- _DIRECTIVE_
Begin with the line that contains "Give me the Bokeh source for this chart.", end with the line that contains "from bokeh.resources import INLINE", and extract exactly that stretch of lines.

[Extracted records]
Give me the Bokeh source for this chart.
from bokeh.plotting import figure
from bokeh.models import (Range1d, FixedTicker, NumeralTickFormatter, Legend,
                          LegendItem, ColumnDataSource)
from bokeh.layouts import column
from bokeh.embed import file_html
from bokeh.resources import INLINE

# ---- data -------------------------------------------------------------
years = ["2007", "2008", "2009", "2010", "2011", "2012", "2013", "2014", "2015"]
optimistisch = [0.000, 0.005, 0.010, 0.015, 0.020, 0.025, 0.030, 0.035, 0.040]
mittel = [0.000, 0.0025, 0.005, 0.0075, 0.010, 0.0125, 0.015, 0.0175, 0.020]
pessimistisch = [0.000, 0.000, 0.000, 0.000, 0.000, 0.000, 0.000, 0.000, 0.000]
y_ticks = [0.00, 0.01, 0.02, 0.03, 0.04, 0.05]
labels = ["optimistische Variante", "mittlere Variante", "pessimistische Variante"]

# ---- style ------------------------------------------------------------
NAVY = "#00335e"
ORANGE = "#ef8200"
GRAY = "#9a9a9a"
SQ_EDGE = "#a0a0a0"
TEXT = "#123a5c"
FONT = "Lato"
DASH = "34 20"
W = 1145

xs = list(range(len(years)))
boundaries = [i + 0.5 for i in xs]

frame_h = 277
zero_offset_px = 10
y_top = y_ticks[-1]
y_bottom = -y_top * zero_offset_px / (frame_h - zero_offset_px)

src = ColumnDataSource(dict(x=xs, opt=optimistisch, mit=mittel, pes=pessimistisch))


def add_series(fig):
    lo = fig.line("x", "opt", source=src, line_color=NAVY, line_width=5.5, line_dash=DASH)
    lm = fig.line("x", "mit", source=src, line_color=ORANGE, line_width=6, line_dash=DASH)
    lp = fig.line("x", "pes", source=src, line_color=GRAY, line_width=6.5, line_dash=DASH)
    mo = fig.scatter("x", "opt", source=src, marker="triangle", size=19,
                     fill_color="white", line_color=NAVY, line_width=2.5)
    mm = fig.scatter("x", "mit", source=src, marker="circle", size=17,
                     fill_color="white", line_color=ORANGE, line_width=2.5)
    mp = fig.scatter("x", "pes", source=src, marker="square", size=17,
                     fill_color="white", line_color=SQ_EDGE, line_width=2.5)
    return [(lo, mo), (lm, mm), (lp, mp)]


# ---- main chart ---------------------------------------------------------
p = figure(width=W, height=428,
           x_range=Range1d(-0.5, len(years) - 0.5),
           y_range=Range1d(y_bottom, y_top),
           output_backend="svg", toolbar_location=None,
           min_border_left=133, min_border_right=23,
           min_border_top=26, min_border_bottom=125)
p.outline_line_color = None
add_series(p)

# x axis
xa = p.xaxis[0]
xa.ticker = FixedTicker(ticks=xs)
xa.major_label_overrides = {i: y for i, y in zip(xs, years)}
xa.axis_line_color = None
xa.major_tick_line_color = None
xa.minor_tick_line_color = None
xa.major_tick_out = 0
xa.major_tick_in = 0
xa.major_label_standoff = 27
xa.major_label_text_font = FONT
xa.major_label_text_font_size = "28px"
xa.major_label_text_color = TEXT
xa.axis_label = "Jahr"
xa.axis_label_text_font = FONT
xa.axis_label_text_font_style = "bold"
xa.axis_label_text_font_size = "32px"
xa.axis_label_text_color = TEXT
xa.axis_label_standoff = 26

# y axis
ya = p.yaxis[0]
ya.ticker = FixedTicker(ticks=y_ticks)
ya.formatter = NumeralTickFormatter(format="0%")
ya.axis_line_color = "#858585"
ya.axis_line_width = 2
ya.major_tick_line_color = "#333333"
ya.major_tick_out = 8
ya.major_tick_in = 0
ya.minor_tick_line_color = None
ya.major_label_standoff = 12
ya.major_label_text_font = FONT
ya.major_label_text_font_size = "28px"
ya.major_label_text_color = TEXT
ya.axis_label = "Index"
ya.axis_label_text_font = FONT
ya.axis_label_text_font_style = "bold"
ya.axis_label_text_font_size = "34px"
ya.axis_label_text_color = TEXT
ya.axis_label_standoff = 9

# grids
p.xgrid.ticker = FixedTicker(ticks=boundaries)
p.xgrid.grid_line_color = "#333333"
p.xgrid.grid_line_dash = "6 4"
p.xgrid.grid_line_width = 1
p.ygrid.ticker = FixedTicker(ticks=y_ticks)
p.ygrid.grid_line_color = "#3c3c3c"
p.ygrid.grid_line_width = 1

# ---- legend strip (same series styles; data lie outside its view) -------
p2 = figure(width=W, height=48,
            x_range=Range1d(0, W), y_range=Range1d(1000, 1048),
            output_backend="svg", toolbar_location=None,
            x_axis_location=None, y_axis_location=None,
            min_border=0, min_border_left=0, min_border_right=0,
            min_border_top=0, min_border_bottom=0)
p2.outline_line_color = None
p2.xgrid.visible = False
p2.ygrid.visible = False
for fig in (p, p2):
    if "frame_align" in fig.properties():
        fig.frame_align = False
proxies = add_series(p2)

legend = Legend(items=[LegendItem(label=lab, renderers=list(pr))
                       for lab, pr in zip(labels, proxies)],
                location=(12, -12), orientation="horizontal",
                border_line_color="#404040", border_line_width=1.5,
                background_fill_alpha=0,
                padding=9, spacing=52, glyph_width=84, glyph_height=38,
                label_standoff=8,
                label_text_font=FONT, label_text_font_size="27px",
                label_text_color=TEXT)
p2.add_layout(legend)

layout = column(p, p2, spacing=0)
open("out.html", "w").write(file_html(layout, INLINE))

---

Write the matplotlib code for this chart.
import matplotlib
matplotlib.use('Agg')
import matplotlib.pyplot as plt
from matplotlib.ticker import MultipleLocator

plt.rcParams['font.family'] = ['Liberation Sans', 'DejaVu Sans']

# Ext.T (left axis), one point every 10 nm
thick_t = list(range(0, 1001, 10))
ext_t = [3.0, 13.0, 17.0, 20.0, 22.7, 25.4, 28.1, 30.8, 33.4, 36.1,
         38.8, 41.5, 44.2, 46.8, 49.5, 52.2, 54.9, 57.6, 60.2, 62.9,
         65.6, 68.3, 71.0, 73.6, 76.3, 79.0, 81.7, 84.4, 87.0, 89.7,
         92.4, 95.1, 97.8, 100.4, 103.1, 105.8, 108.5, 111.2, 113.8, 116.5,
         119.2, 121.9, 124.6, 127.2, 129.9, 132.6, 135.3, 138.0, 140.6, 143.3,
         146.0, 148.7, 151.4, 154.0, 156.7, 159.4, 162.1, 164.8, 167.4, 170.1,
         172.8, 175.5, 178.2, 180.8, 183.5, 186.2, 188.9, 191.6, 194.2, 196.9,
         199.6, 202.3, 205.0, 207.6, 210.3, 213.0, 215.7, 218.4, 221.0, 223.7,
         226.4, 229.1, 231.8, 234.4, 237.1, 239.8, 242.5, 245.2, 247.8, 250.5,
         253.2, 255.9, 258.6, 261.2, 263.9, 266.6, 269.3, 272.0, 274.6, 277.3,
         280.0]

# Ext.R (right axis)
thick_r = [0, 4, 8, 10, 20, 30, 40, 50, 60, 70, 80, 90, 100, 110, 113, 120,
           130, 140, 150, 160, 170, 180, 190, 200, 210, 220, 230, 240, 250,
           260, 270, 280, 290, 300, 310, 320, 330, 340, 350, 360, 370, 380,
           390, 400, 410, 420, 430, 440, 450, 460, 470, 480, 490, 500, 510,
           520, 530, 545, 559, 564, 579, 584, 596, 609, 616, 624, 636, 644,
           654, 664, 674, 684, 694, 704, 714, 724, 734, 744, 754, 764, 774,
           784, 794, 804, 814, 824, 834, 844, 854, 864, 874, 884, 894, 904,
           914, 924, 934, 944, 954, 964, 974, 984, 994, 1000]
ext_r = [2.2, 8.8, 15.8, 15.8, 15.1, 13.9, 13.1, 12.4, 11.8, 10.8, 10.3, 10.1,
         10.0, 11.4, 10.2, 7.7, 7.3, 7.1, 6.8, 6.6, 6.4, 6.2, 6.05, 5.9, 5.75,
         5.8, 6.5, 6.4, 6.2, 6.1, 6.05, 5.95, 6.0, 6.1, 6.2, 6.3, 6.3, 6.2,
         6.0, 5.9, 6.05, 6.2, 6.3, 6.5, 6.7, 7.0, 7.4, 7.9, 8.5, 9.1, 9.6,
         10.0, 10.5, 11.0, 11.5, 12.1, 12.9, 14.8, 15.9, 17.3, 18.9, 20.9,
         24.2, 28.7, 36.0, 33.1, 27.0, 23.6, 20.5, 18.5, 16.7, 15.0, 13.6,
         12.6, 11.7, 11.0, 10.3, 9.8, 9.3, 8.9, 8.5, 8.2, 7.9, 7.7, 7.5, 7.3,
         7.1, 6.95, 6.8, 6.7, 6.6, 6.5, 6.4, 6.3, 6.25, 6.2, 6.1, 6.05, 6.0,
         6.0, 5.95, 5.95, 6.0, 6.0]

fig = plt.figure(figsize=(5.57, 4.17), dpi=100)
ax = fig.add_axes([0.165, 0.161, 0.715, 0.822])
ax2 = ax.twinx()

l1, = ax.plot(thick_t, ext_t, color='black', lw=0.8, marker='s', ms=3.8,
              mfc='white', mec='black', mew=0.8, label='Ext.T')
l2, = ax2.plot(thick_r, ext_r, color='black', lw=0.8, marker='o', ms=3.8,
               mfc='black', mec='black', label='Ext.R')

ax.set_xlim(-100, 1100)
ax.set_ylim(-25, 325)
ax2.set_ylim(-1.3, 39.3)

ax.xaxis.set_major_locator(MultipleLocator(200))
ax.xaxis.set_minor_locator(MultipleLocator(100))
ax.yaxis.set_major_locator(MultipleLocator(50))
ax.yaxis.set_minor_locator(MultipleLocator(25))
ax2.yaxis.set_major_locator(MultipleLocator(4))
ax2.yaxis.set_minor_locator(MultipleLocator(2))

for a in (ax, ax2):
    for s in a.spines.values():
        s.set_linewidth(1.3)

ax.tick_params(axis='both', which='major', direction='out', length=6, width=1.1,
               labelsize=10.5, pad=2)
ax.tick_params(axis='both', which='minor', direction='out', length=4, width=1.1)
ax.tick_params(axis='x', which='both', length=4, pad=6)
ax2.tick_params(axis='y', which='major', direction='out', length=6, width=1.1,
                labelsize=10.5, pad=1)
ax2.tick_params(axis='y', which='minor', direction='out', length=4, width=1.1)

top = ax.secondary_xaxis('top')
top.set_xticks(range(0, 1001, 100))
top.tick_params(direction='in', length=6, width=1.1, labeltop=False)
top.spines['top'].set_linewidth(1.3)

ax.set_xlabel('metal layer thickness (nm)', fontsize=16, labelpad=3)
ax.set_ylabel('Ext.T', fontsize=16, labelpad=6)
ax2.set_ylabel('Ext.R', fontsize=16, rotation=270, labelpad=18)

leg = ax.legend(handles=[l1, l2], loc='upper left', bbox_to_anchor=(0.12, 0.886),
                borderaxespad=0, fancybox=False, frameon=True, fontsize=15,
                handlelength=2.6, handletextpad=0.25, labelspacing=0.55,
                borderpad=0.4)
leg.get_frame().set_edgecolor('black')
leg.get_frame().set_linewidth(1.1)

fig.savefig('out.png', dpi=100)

- _FINISHED TASK_
Give me the Bokeh source for this chart.
from bokeh.plotting import figure
from bokeh.models import (Range1d, FixedTicker, NumeralTickFormatter, Legend,
                          LegendItem, ColumnDataSource)
from bokeh.layouts import column
from bokeh.embed import file_html
from bokeh.resources import INLINE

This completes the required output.